If the bead is sitting right (I assume you've checked this, some tyres are right baskets to get to seat when new) and other tyres run straight then busted / warped sidewall on the new one seems the obvious cause.
It's a 12mm bolt thru axle.
I'm pretty sure the tyre is properly seated, it fairly bangs as the pressure goes up.
Tyre was bought in June, think it might be older type as it's not an Addix one.
I had a tyre rub problem on my Slackline and it turned out to be a lose bolt in the replaceable dropout, might be worth a look.
Does it rub all/most of the way round or just in places?
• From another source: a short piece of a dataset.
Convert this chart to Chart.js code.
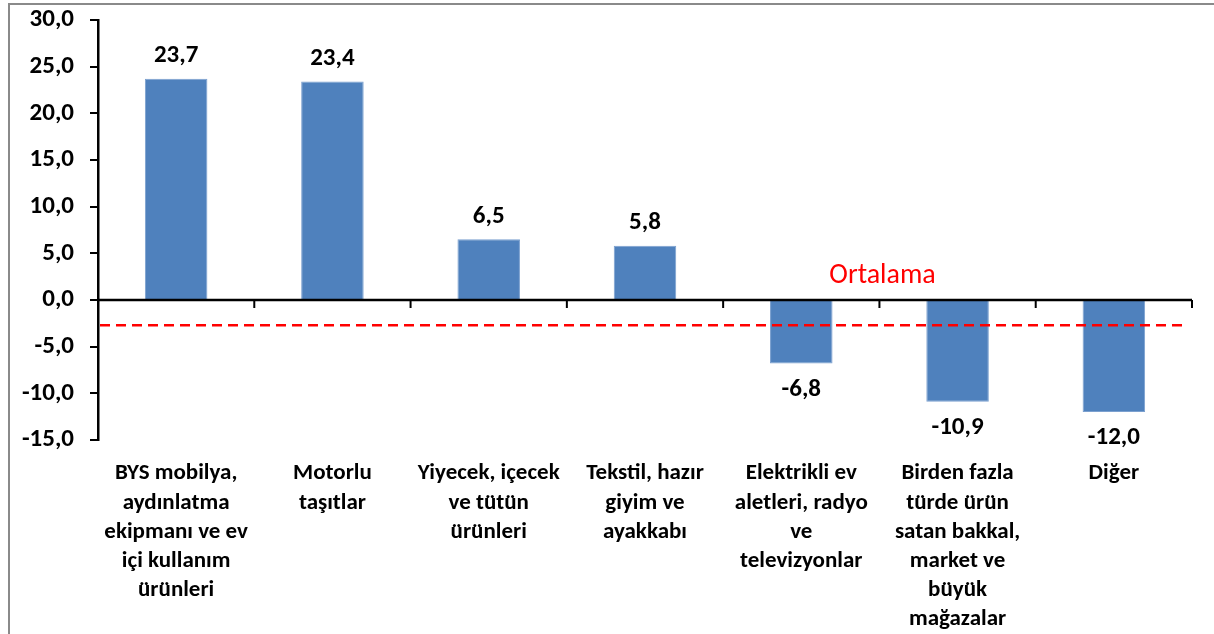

It sits a few mm. over to one side all round though it does have a stronger bias at one point.
As well as having the dishing of the wheel checked the wheel was also given its "200" mile tuning, so is running true.
I'd be putting the tyre on the 'other' way round as a test, to see if the apparent off centre bias swapped sides, before I wrote it off.
Years ago I had some nobby nics that were off centre. It was 100% the tyre, not any sort of misaligned fitting. CRC replaced them.
I’d be putting the tyre on the ‘other’ way round as a test, to see if the apparent off centre bias swapped sides, before I wrote it off.
I guess you didn't make it as far as the first paragraph on the first post then?
He had the wheel dish checked and also turned the wheel round within the frame. No mention of reversing the tyre fitting, which would be a different check to the latter.
I guess you didn’t make it as far as the first paragraph on the first post then?
Pretty sure he put the wheel in back to front, not reversing the tyre. Else why take off the cassette and disc?
Send it back. I know schwalbles are often not quite straight but anything more than a slight wobble - send it back.
Time to invoke the Edinburgh defence :-).